Un thème très actuel mais ...
Au festival d'Avignon : Thomas Ostermeier |
Rien n’est plus
actuel que le thème de cette pièce à notre époque où la survie de la
planète est en jeu ! On pourrait multiplier les exemples ! Je m'attendais donc à ce que Ibsen pourfende les gouvernants, le capitalisme, tous
ceux qui défendent leurs propres intérêts au détriment de la santé des
autres et de l’environnement. Mais les propos tenus par le "bon" docteur ont pris un autre tour et m'ont surprise. Certes, il est courageux et
se sacrifie pour que la vérité éclate. Il se retrouve sans travail,
sans logement dans une ville qui ne veut plus de lui. Mais sa conception de la démocratie est atterrante !
Premier choc
: lorsqu’il considère que dans son poste précédent, dans le Norland, (
région norvégienne qui englobe Bodo, Troms, les îles Lofoten et
Vesteralen …) les hommes sont au niveau des animaux.
"J’ai
passé plusieurs années dans un horrible trou perdu, là-haut dans le
Nord. Parfois, en rencontrant les hommes qui y vivaient comme un amas de
pierres, j’ai pensé qu’un vétérinaire leur aurait été plus utile qu’un
homme comme moi"
Deuxième choc : " La
majorité n’a jamais le droit pour elle, vous dis-je !(…) je pense que
nous sommes tous d’accord pour dire qu’il y a une majorité écrasante
d’imbéciles sur cette terre. Mais, nom d’un chien, on ne peut pas
accepter que les imbéciles gouvernent les intelligents !

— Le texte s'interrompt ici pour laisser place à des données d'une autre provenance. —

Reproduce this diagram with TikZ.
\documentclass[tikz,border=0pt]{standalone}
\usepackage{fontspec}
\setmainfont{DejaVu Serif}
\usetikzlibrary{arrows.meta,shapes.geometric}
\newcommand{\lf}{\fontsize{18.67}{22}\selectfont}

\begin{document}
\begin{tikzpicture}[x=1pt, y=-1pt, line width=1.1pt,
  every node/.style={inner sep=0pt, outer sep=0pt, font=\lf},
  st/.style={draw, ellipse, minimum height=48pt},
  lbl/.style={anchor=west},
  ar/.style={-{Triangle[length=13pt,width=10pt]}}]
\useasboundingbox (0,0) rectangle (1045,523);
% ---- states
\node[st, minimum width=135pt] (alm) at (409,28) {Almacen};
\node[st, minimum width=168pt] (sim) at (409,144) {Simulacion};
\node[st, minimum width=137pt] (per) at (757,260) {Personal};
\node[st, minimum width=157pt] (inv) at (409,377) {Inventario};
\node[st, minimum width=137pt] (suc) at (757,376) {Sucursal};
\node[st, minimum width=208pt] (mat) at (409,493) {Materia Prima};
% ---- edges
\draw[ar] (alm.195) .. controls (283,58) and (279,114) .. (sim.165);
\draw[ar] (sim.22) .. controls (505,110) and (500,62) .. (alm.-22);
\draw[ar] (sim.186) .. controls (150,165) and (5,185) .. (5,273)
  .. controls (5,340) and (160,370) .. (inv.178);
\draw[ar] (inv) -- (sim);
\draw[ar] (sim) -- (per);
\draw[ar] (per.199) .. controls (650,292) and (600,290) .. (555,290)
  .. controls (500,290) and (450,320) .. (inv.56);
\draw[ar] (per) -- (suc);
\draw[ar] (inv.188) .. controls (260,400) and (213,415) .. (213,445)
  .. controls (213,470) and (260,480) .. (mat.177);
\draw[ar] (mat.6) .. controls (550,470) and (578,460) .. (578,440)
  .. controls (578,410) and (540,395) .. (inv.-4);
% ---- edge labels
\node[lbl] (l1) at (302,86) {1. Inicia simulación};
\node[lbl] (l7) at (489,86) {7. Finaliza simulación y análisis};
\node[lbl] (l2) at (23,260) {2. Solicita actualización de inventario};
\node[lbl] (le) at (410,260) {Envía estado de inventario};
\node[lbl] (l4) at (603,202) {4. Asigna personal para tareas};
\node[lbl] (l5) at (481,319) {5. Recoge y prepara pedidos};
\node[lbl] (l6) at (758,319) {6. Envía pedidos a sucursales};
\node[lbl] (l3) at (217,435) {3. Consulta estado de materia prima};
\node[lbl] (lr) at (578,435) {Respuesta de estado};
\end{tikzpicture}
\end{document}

La majorité a le pouvoir - mais elle n’a pas raison. C’est moi qui ai raison, moi et quelques autres; de rares hommes isolés. La minorité a toujours raison."
La majorité a le pouvoir - mais elle n’a pas raison. C’est moi qui ai raison, moi et quelques autres; de rares hommes isolés. La minorité a toujours raison."
Troisième choc : Stockmann compare les hommes au chiens et conclut que d’un corniaud, "vulgaire chien plébéien" "dégoûtants et mal élevés " et d'un caniche "descendant d’une belle lignée", c’est toujours le caniche qui l’emportera et sera le plus intelligent !
De
choc en choc, je n’ai plus trop su ce que Ibsen voulait défendre et
j’ai trouvé très aristocratique et anti-démocratique sa vision du peuple. Contrairement à ce que je pensais au début de la
pièce, effectivement Ibsen-Stockmann est un ennemi du peuple, non parce qu’il veut faire fermer les
bains pour des raisons sanitaires mais parce qu’il est plein de mépris
pour lui.
D’ailleurs la découverte qu’il révèle à la fin de la pièce est empreint de cette esprit élitiste et supérieur :
"Le fait est, voyez-vous que l’homme le plus fort du monde est le plus seul"
Tout en moi s'est révulsé à cette lecture même si, finalement, il décide d’éduquer le peuple et d’instruire "les corniauds" - "ils peuvent avoir des têtes remarquables"- pour leur donner les possibilités de "chasser les loups" .
Vous admettrez que la pensée de Ibsen est complexe, à la fois conservateur et libéral. Il s’est mis à dos la gauche norvégienne par sa conception élitiste de l'homme supérieur et les classes dirigeantes et cléricales dont il dénonce l'égoïsme et l'hypocrisie.
A cette pièce politique, je préfère ses pièces psychologiques qui n’en sont pas moins inscrites dans une société et en dénonce les travers.